Work required
Read the lines below. Copy out any that hold the string "recreates".

Data
★ ★ ★ ★
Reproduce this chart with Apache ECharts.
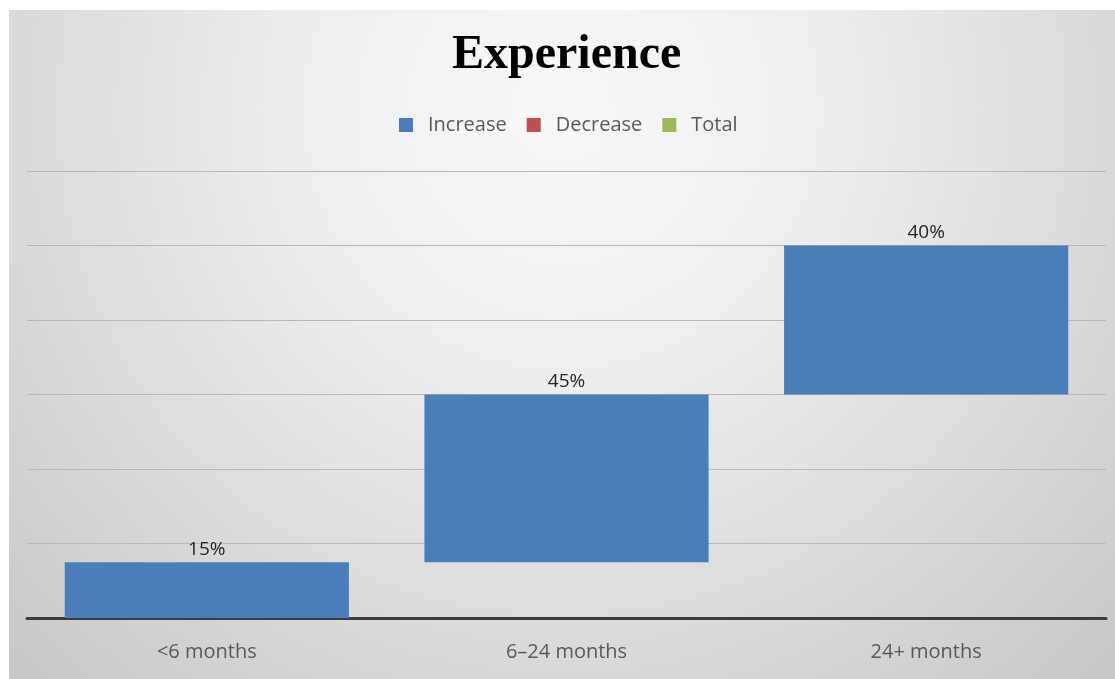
<!DOCTYPE html>
<html>
<head>
<meta charset="utf-8">
<script src="https://cdn.jsdelivr.net/npm/echarts@6/dist/echarts.min.js"></script>
<style>
html,body{margin:0;padding:0;background:#ffffff;}
#chart{position:absolute;left:9px;top:10px;width:1106px;height:669px;}
</style>
</head>
<body>
<div id="chart"></div>
<script>
var categories = ['<6 months', '6\u201324 months', '24+ months'];
var baseValues = [0, 15, 60];
var increaseValues = [15, 45, 40];
var decreaseValues = ['-', '-', '-'];
var totalValues = ['-', '-', '-'];
var yTicks = [0, 20, 40, 60, 80, 100, 120];

var chart = echarts.init(document.getElementById('chart'));
var font = '"Open Sans", "Noto Sans", sans-serif';
chart.setOption({
  animation: false,
  backgroundColor: {
    type: 'radial', x: 0.5, y: 0.15, r: 1.25,
    colorStops: [
      {offset: 0, color: '#f8f8f8'},
      {offset: 0.35, color: '#ececec'},
      {offset: 1, color: '#c4c4c4'}
    ]
  },
  title: {
    text: 'Experience',
    left: 438,
    top: 17,
    textStyle: {fontFamily: '"Liberation Serif", "Times New Roman", serif', fontWeight: 'bold', fontSize: 48, color: '#000000'}
  },
  legend: {
    data: ['Increase', 'Decrease', 'Total'],
    left: 385,
    top: 100,
    icon: 'rect',
    itemWidth: 14,
    itemHeight: 14,
    itemGap: 20,
    textStyle: {fontFamily: font, fontSize: 20, color: '#595959', padding: [0, 0, 0, 10]}
  },
  grid: {left: 18, right: 9, top: 161, bottom: 61, containLabel: false},
  xAxis: {
    type: 'category',
    data: categories,
    axisLine: {lineStyle: {color: '#3c3c3c', width: 3}},
    axisTick: {show: false},
    axisLabel: {fontFamily: font, fontSize: 20, color: '#595959', margin: 24}
  },
  yAxis: {
    type: 'value',
    min: yTicks[0],
    max: yTicks[yTicks.length - 1],
    interval: yTicks[1] - yTicks[0],
    axisLabel: {show: false},
    axisLine: {show: false},
    axisTick: {show: false},
    splitLine: {lineStyle: {color: '#b8b8b8', width: 1}}
  },
  series: [
    {
      name: 'base', type: 'bar', stack: 'w', data: baseValues,
      itemStyle: {color: 'transparent'}, silent: true,
      barCategoryGap: '21%'
    },
    {
      name: 'Increase', type: 'bar', stack: 'w', data: increaseValues,
      itemStyle: {color: '#4a7ebb'},
      barCategoryGap: '21%',
      label: {show: true, position: 'top', formatter: '{c}%', fontFamily: font, fontSize: 19, color: '#262626', distance: 3}
    },
    {
      name: 'Decrease', type: 'bar', stack: 'w', data: decreaseValues,
      itemStyle: {color: '#c0504d'}
    },
    {
      name: 'Total', type: 'bar', stack: 'w', data: totalValues,
      itemStyle: {color: '#9bbb59'}
    }
  ]
});
</script>
</body>
</html>
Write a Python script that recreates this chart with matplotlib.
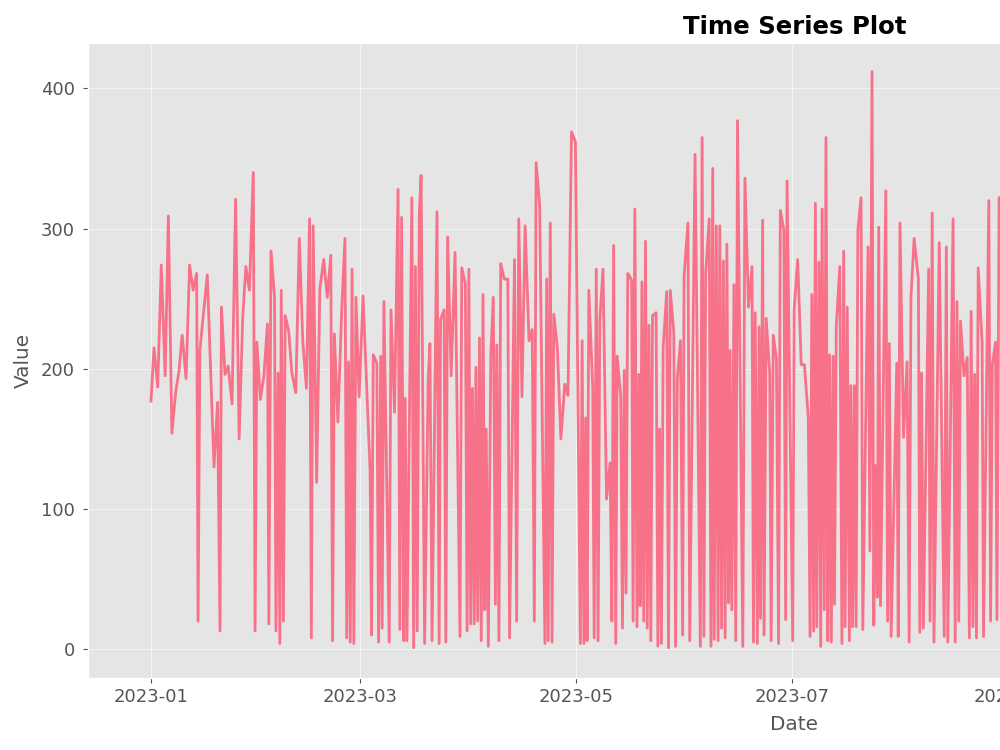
import numpy as np
import pandas as pd
import matplotlib
matplotlib.use('Agg')
import matplotlib.pyplot as plt
import matplotlib.dates as mdates

# Data: day offset from 2023-01-01 and value
day_offset = [
    0.0, 0.85, 1.9, 2.9, 4.0, 4.9, 5.9, 7.0, 7.9, 8.8, 9.9, 10.9, 11.9, 12.9, 13.3, 13.8,
    15.9, 17.8, 18.8, 19.5, 19.9, 20.9, 21.8, 22.9, 23.9, 24.9, 25.9, 26.8, 27.8, 28.9, 29.4,
    29.9, 30.9, 31.9, 32.9, 33.3, 33.9, 34.9, 35.3, 35.9, 36.4, 36.8, 37.4, 37.9, 38.9, 39.8,
    40.9, 41.9, 42.9, 43.9, 44.8, 45.3, 45.8, 46.8, 47.7, 48.8, 49.8, 50.8, 51.3, 51.8, 52.8,
    53.9, 54.8, 55.3, 55.8, 56.3, 56.8, 57.3, 57.9, 58.8, 59.9,
    61.9, 62.3, 62.8, 63.8, 64.3, 64.9, 65.3, 65.8, 67.3, 67.8, 68.8, 69.8, 70.3, 70.8, 71.4,
    71.8, 72.3, 73.7, 74.2, 74.7, 75.2, 75.8, 76.3, 77.3, 78.3, 78.8, 79.4, 80.8, 81.4, 81.8,
    82.8, 83.3, 83.8, 84.8, 85.9, 87.3, 87.8, 88.8, 89.3, 89.8, 90.3, 90.8, 91.3,
    91.8, 92.3, 92.8, 93.3, 93.8, 94.3, 94.7, 95.3, 96.0, 96.7, 97.3, 97.7, 98.3, 98.8, 99.8,
    100.8, 101.3, 102.7, 103.3, 103.9, 104.8, 105.7, 106.8, 107.7, 108.3, 108.8, 109.8, 111.3,
    111.8, 112.2, 112.8, 113.3, 113.8, 114.8, 115.8, 116.9, 117.8, 118.8, 119.9, 121.3, 121.8,
    122.3,
    122.8, 123.2, 123.7, 124.8, 125.2, 125.8, 126.3, 126.8, 127.7, 128.7, 129.7, 130.2, 130.7,
    131.3, 131.7, 132.7, 133.2, 133.7, 134.2, 134.7, 135.2, 135.8, 136.2, 136.7, 137.3, 137.8,
    138.2, 138.7, 139.2, 139.7, 140.2, 140.7, 141.2, 141.7, 142.7, 143.2, 143.7, 144.2, 144.7,
    145.7, 146.2, 146.7, 147.7, 148.2, 148.7, 149.6, 150.2, 150.6, 151.7, 152.2, 153.7,
    155.2, 155.7, 156.2, 156.7, 157.7, 158.2, 158.7, 159.1, 159.7, 160.2, 160.7, 161.2, 161.7,
    162.2, 162.7, 163.2, 163.6, 164.1, 164.7, 165.2, 165.7, 167.2, 167.8, 168.8, 169.8, 170.2,
    170.7, 171.3, 171.8, 172.2, 172.8, 173.2, 173.8, 174.8, 175.2, 175.8, 176.7, 177.3, 177.8,
    178.8, 179.3, 179.7, 181.3, 181.7, 182.7, 183.7, 184.6,
    185.7, 186.2, 186.7, 187.2, 187.7, 188.1, 188.7, 189.2, 189.6, 190.2, 190.7, 191.2, 191.7,
    192.2, 192.7, 193.1, 193.6, 194.6, 195.2, 195.7, 196.1, 196.7, 197.3, 197.7, 198.2, 198.7,
    199.2, 199.7, 200.6, 201.1, 202.6, 203.1, 203.7, 204.2, 204.6, 205.2, 205.6, 206.1, 207.6,
    208.1, 208.6, 209.1, 210.7, 211.1, 211.6, 212.6, 213.6, 214.2, 214.7, 215.6,
    216.8, 217.2, 217.7, 218.2, 219.7, 220.1, 220.7, 221.2, 222.7, 224.1, 224.7, 225.1, 226.6,
    227.2, 227.7, 228.2, 228.7, 229.7, 230.6, 231.2, 231.7, 232.2, 232.7, 233.2, 233.7, 234.8,
    235.2, 236.7, 237.2, 237.7, 238.6, 239.0, 239.6,
]
values = [
    177, 215, 187, 274, 195, 309, 154, 184, 198, 224, 193, 274, 256, 268, 20, 213,
    267, 130, 176, 13, 244, 196, 202, 175, 321, 150, 236, 273, 256, 340, 13,
    219, 178, 195, 232, 18, 284, 251, 13, 197, 4, 256, 20, 238, 227, 197,
    183, 293, 219, 186, 307, 8, 302, 119, 257, 278, 251, 281, 6, 225, 162,
    243, 293, 8, 205, 5, 271, 4, 251, 180, 252,
    127, 10, 210, 204, 5, 209, 15, 248, 5, 242, 169, 328, 14, 308, 6,
    179, 6, 322, 1, 273, 13, 311, 338, 4, 191, 218, 6, 312, 4, 235,
    242, 5, 294, 195, 283, 9, 272, 261, 13, 271, 18, 186, 18,
    201, 20, 222, 6, 253, 28, 157, 2, 209, 251, 32, 217, 6, 275, 264,
    264, 8, 278, 20, 307, 180, 302, 220, 228, 20, 347, 317, 4,
    264, 6, 304, 5, 239, 215, 150, 189, 181, 369, 362, 4, 220,
    4,
    165, 6, 256, 186, 8, 271, 6, 235, 271, 107, 133, 20, 288,
    4, 209, 181, 15, 199, 40, 268, 266, 263, 20, 314, 16, 196,
    31, 262, 20, 291, 15, 231, 6, 238, 240, 2, 157, 4, 215,
    255, 1, 256, 226, 2, 193, 220, 10, 266, 304, 6, 353,
    2, 365, 9, 268, 307, 2, 343, 7, 302, 6, 302, 15, 277,
    8, 289, 33, 213, 28, 260, 6, 377, 2, 336, 244, 273, 5,
    240, 4, 230, 22, 306, 10, 236, 197, 6, 224, 207, 4, 313,
    299, 21, 334, 6, 242, 278, 203, 203,
    165, 9, 253, 13, 318, 16, 276, 2, 314, 28, 365, 6, 210,
    5, 209, 32, 230, 273, 4, 284, 16, 244, 6, 188, 16, 188,
    16, 299, 322, 14, 287, 70, 412, 17, 131, 37, 301, 31, 327,
    20, 218, 9, 204, 9, 304, 151, 205, 5, 251, 293,
    264, 12, 197, 15, 271, 20, 311, 5, 290, 9, 287, 5, 307,
    5, 248, 20, 234, 195, 208, 8, 241, 16, 196, 8, 272, 219,
    9, 320, 20, 203, 219, 21, 322,
]

start = pd.Timestamp('2023-01-01')
dates = start + pd.to_timedelta(day_offset, unit='D')

plt.style.use('ggplot')
plt.rcParams['font.size'] = 12

fig = plt.figure(figsize=(10, 7.5), dpi=100)
# the axes run past the right edge of the figure, as in the reference
ax = fig.add_axes([0.088, 0.096, 1.413, 0.847])
ax.plot(dates, values, color='#f77189', lw=2)

ax.set_xlim(start - pd.Timedelta(days=17.8), start + pd.Timedelta(days=381.4))
ax.set_ylim(-20.6, 432.6)
ax.xaxis.set_major_locator(mdates.MonthLocator(bymonth=[1, 3, 5, 7, 9, 11]))
ax.xaxis.set_major_formatter(mdates.DateFormatter('%Y-%m'))
ax.tick_params(axis='both', labelsize=13)
ax.tick_params(axis='y', pad=6)
ax.grid(True, color='white', lw=0.8, alpha=0.6)

ax.set_title('Time Series Plot', fontsize=17.6, fontweight='bold', color='black')
ax.set_xlabel('Date', fontsize=14.4, labelpad=7)
ax.set_ylabel('Value', fontsize=14.4, labelpad=6)

fig.savefig('out.png', dpi=100)
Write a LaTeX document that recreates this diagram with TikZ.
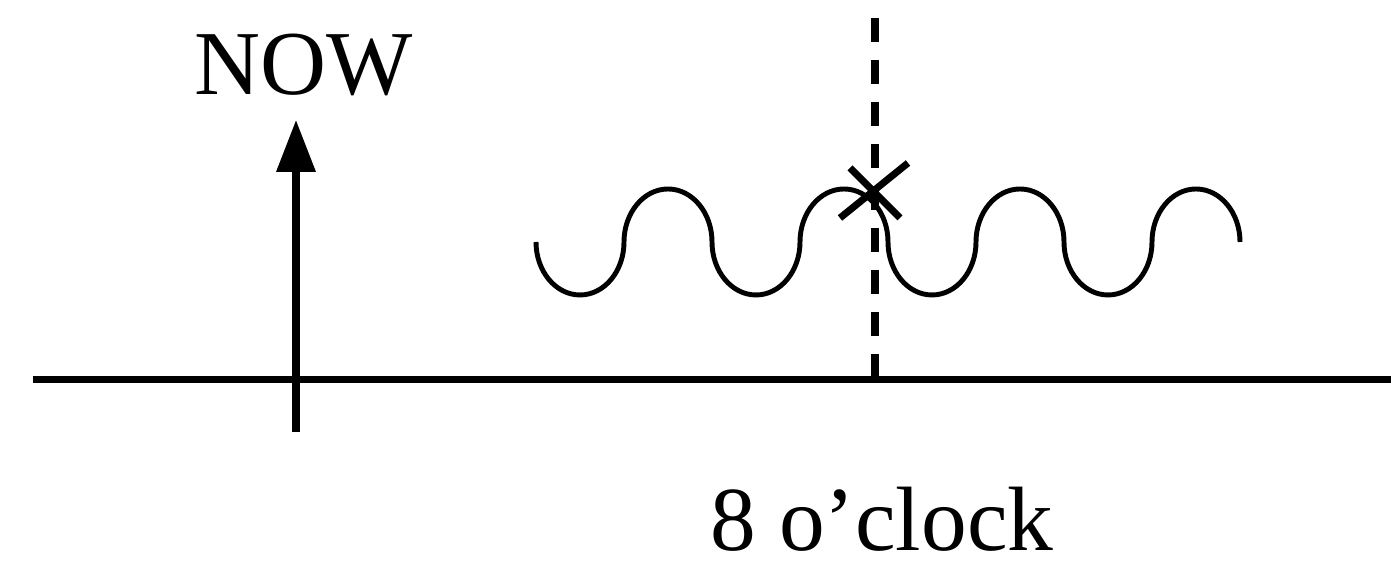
\documentclass[tikz,border=0pt]{standalone}
\usepackage{fontspec}
\setmainfont{Liberation Serif}
\usetikzlibrary{arrows.meta}
\tikzset{
  label/.style={font=\fontsize{26}{30}\selectfont, inner sep=0pt},
  wave/.style={line width=1.4pt},
}
\begin{document}
\begin{tikzpicture}[line width=2pt]
\useasboundingbox (0,0) rectangle (13.91,5.67);
				\coordinate (L) at (0.33,1.87);
				\coordinate (R) at (13.91,1.87);
				\coordinate (base) at (2.96,1.35);
				\coordinate (tip) at (2.96,4.47);
				\coordinate (top) at (8.75,5.49);
				\coordinate (foot) at (8.75,1.87);
				\coordinate (cross) at (8.73,3.75);
				\node[label] (now) at (3.04,5.02) {NOW};
				\node[label, anchor=base] (clock) at (8.82,0.16) {8 o'clock};
				\draw (L) -- (R);
				\draw[-{Triangle[length=5.2mm,width=3.8mm]}] (base) -- (tip);
				\draw[dash pattern=on 0.24cm off 0.18cm] (top) -- (foot);
%				four periods of the wave
				\draw[wave] (5.36,3.25) foreach \i in {0,...,3} {arc[start angle=180, end angle=360, x radius=0.44, y radius=0.53] arc[start angle=180, end angle=0, x radius=0.44, y radius=0.53]};
				\draw ([shift={(-0.23,0.24)}]cross) -- ([shift={(0.27,-0.26)}]cross);
				\draw ([shift={(-0.33,-0.26)}]cross) -- ([shift={(0.35,0.29)}]cross);
\end{tikzpicture}
\end{document}
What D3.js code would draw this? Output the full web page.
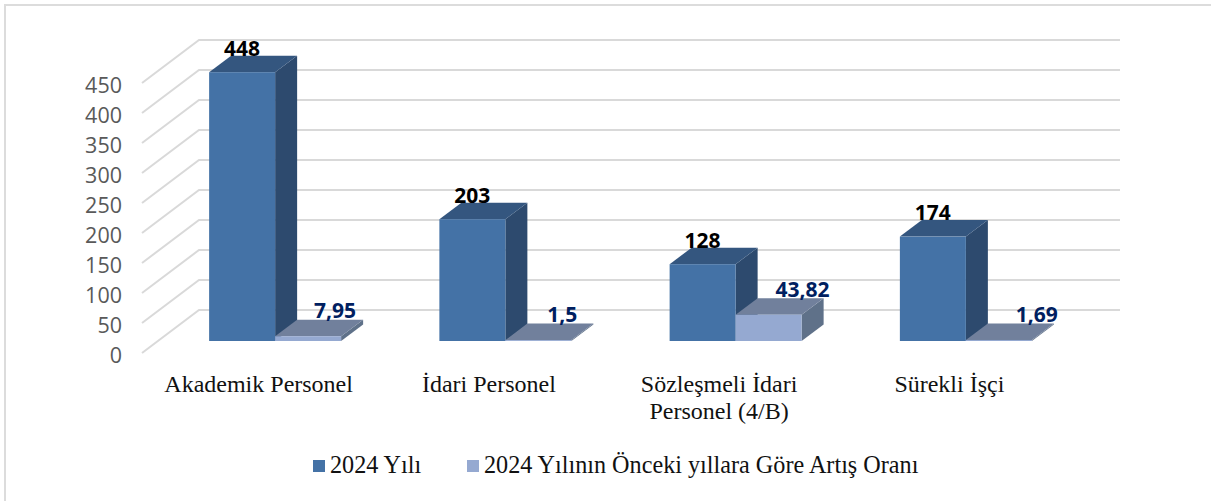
★ ★ ★ ★
Correct answer
Write a Python script that recreates this chart with matplotlib.
Write a LaTeX document that recreates this diagram with TikZ.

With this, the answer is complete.